Ninguém da turma ousava repreendê-lo. Pois apesar dos pesares, mostrava-se uma pessoa de agradável convivência. Era alegre, inteligente, cooperativo e super leal aos amigos. Prestativo aos extremos, se alguém precisava de um favor recebia o simpático sim.
Como no dia em que uma garota lhe pediu que encaminhasse para exames de rotina a avó que residia num sítio próximo. Convidou-me e seguimos por picadas que não passava nem cavalo. Depois de alguns quilômetros de buracos desviados, ajeitamos a velha no banco traseiro e retornamos para completar a missão.
Estávamos eufóricos, pois era mais uma aventura com o dojão. E a cada piada que eu soltava, vertiam gargalhadas estridentes que pareciam não incomodar a vó cujo silêncio delatava não achar graça nas brincadeiras. Nesse astral, rumamos na velocidade ao gosto do pé de chumbo do meu camarada. Até que próximo do destino as ruas estreitas nos obrigaram a reduzir a marcha ao dobrar uma esquina. E por um triz quase acertamos a traseira dum fusca rodando muito lentamente, quase parando. Era um casal entre beijos e abraços. Piloto prosseguiu uns trinta metros acelerando forte e dando sinal de luz, queria forçar o ritmo, pois era impossível ultrapassar.
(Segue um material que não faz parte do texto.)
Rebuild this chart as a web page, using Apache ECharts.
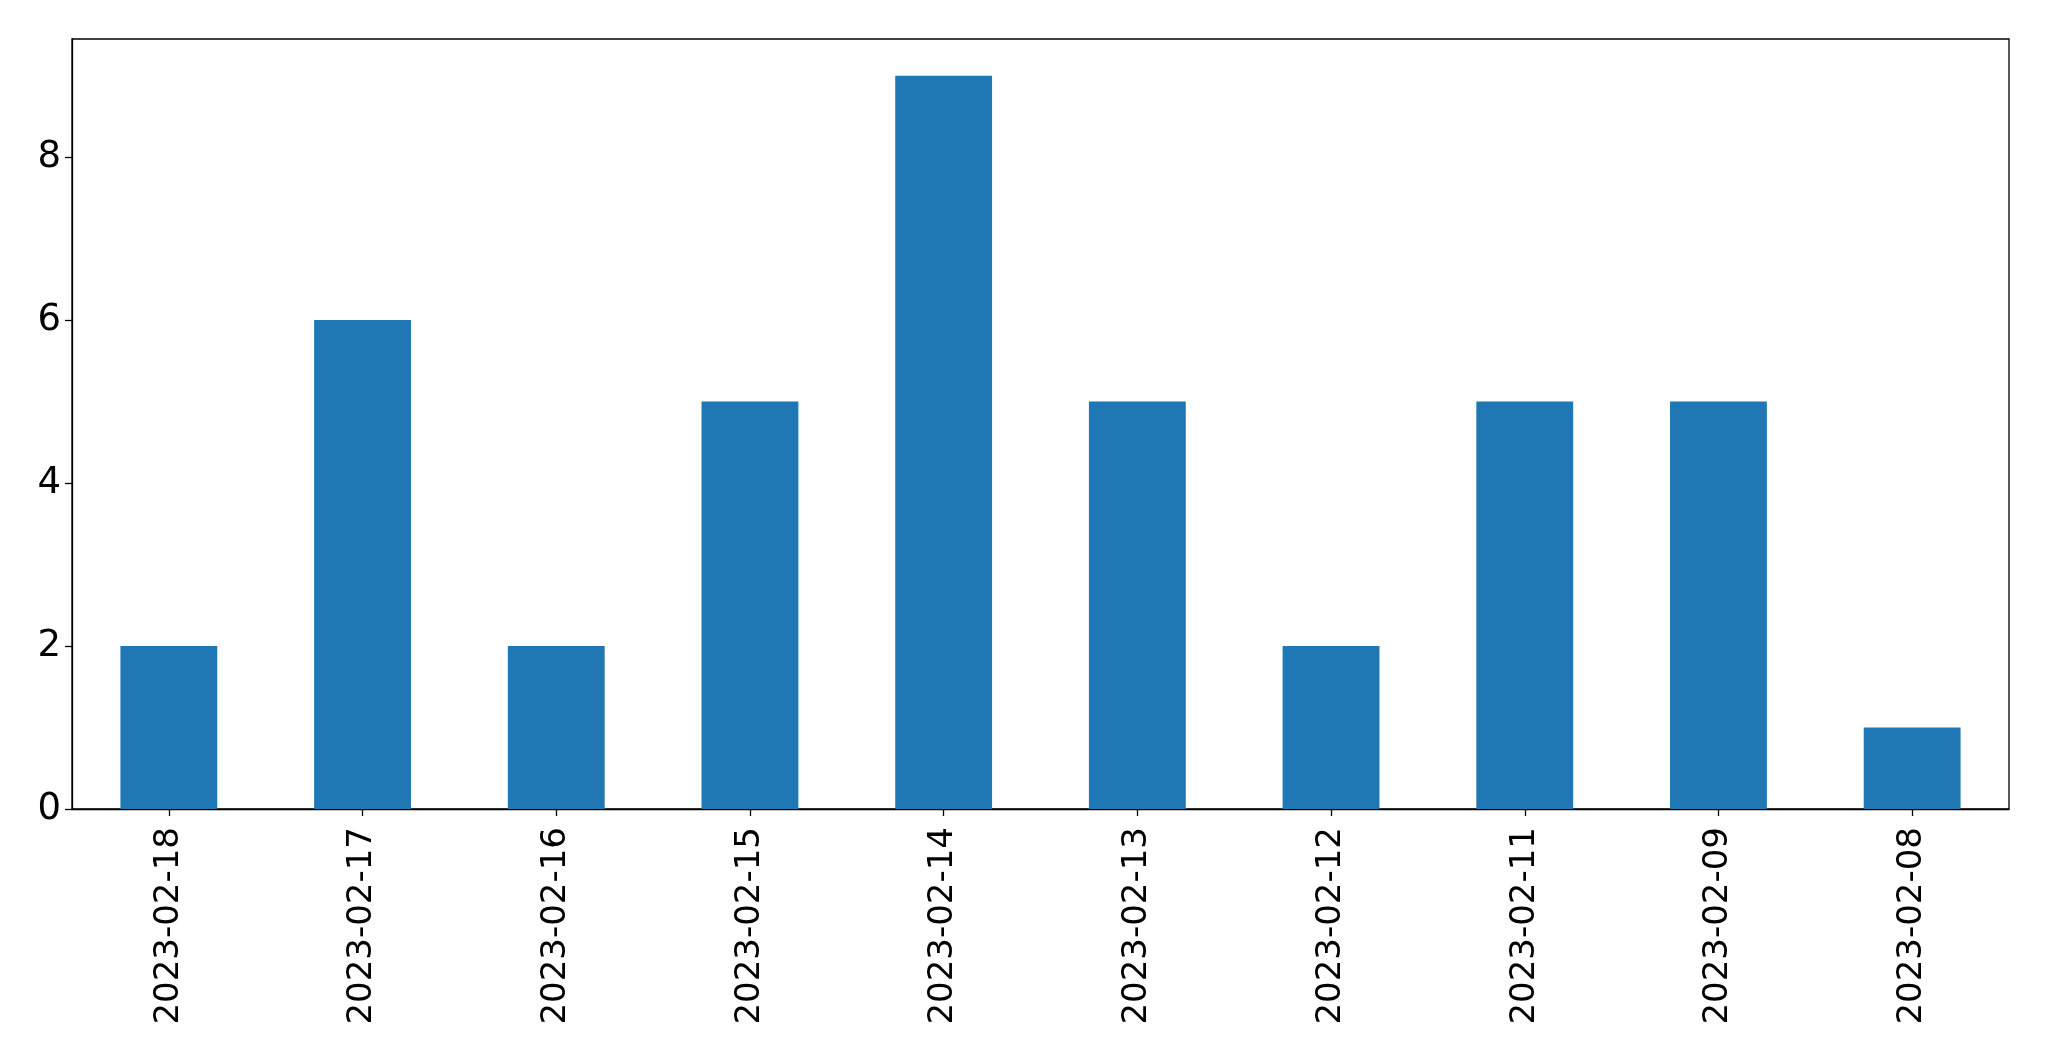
<!DOCTYPE html>
<html>
<head>
<meta charset="utf-8">
<script src="https://cdn.jsdelivr.net/npm/echarts@6/dist/echarts.min.js"></script>
<style>
html,body{margin:0;padding:0;background:#fff;}
#chart{width:2049px;height:1061px;}
</style>
</head>
<body>
<div id="chart"></div>
<script>
const categories = ["2023-02-18","2023-02-17","2023-02-16","2023-02-15","2023-02-14","2023-02-13","2023-02-12","2023-02-11","2023-02-09","2023-02-08"];
const counts = [2, 6, 2, 5, 9, 5, 2, 5, 5, 1];
const yTicks = [0, 2, 4, 6, 8];

const chart = echarts.init(document.getElementById('chart'), null, {renderer: 'canvas'});
const font = 'DejaVu Sans';
chart.setOption({
  animation: false,
  backgroundColor: '#ffffff',
  grid: {
    left: 72, top: 39, width: 1937, height: 770,
    show: true, borderColor: '#000', borderWidth: 1.3, backgroundColor: 'transparent'
  },
  xAxis: {
    type: 'category',
    data: categories,
    boundaryGap: true,
    axisLine: {show: true, lineStyle: {color: '#000', width: 1.3}},
    axisTick: {show: true, alignWithLabel: true, length: 7, lineStyle: {color: '#000', width: 1.3}},
    axisLabel: {rotate: 90, margin: 18, color: '#000', fontSize: 34, fontFamily: font, interval: 0},
    splitLine: {show: false}
  },
  yAxis: {
    type: 'value',
    min: 0, max: 9.45,
    axisLine: {show: true, lineStyle: {color: '#000', width: 1.3}},
    axisTick: {show: true, length: 7, lineStyle: {color: '#000', width: 1.3}, customValues: yTicks},
    axisLabel: {margin: 11, color: '#000', fontSize: 37, fontFamily: font, customValues: yTicks},
    splitLine: {show: false}
  },
  series: [{
    type: 'bar',
    data: counts,
    barWidth: '50%',
    itemStyle: {color: '#1f77b4'}
  }]
});
</script>
</body>
</html>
Foi ignorado pelos namorados, aí então ele meteu a mão na buzina e começou a xingá-los. O rapaz colocou o braço para fora e fez aquele famoso gesto passa por cima. Meu amigo não vacilou, abriu a porta com a disposição de quem vai resolver a vida no tapa. E seguiu a passos largos gritando para descer o motorista que acatou a ordem ao desligar o motor. Piloto ainda transtornado vociferava filho disso e daquilo tão alto que atraiu a atenção da vizinhança que postada nas janelas presenciaram-no com a mão sobre a porta encarando o desafeto. Gesto que provocou um silêncio aterrador, até ser rompido pela voz do outro esbravejando continuadamente: diga agora quem é o corno, diga se você é macho, vamos lá, repita, quem é corno? seu fdp!

Piloto paralisou, nem piscava. Assustado reparei um revólver muito perto de seu rosto. Estremeci e imaginei que aquilo era prenúncio de tragédia. Mas pela primeira vez o valentão resolveu ficar calado enquanto ouvia um desfilar de desaforos e palavrões. Foram dois longos minutos e marcantes em minha vida. Acredito que para ele também, pois daquele dia em diante a paz invadiu-lhe. Virou um apaziguador, nunca mais se descontrolou da maneira que até então lhe fora peculiar. Para aqueles que o instigavam em seus atos insanos virou bunda-mole. Entretanto, para os amigos que lhe eram afetos, tais como eu, transformou-se numa inestimável pessoa.

Passado algum tempo perguntei-lhe do ocorrido. Serenamente disse-me que no momento em que a arma passeava pela sua face, percebeu que não merecia sair desta vida tão estupidamente. E caso se livrasse da enrascada lutaria para ser alguém diferente. Posso ser louco, mas burro com certeza não! - finalizou.
Essas foram algumas das últimas palavras que trocamos há décadas. Semana passada recebi um telefonema dando-me conta de sua passagem para o andar de cima, além de relatar que se tornara um dedicado professor que por quase trinta anos atuou junto a grupos de jovens envolvidos com drogas e violência. Ele conseguiu. Gracias!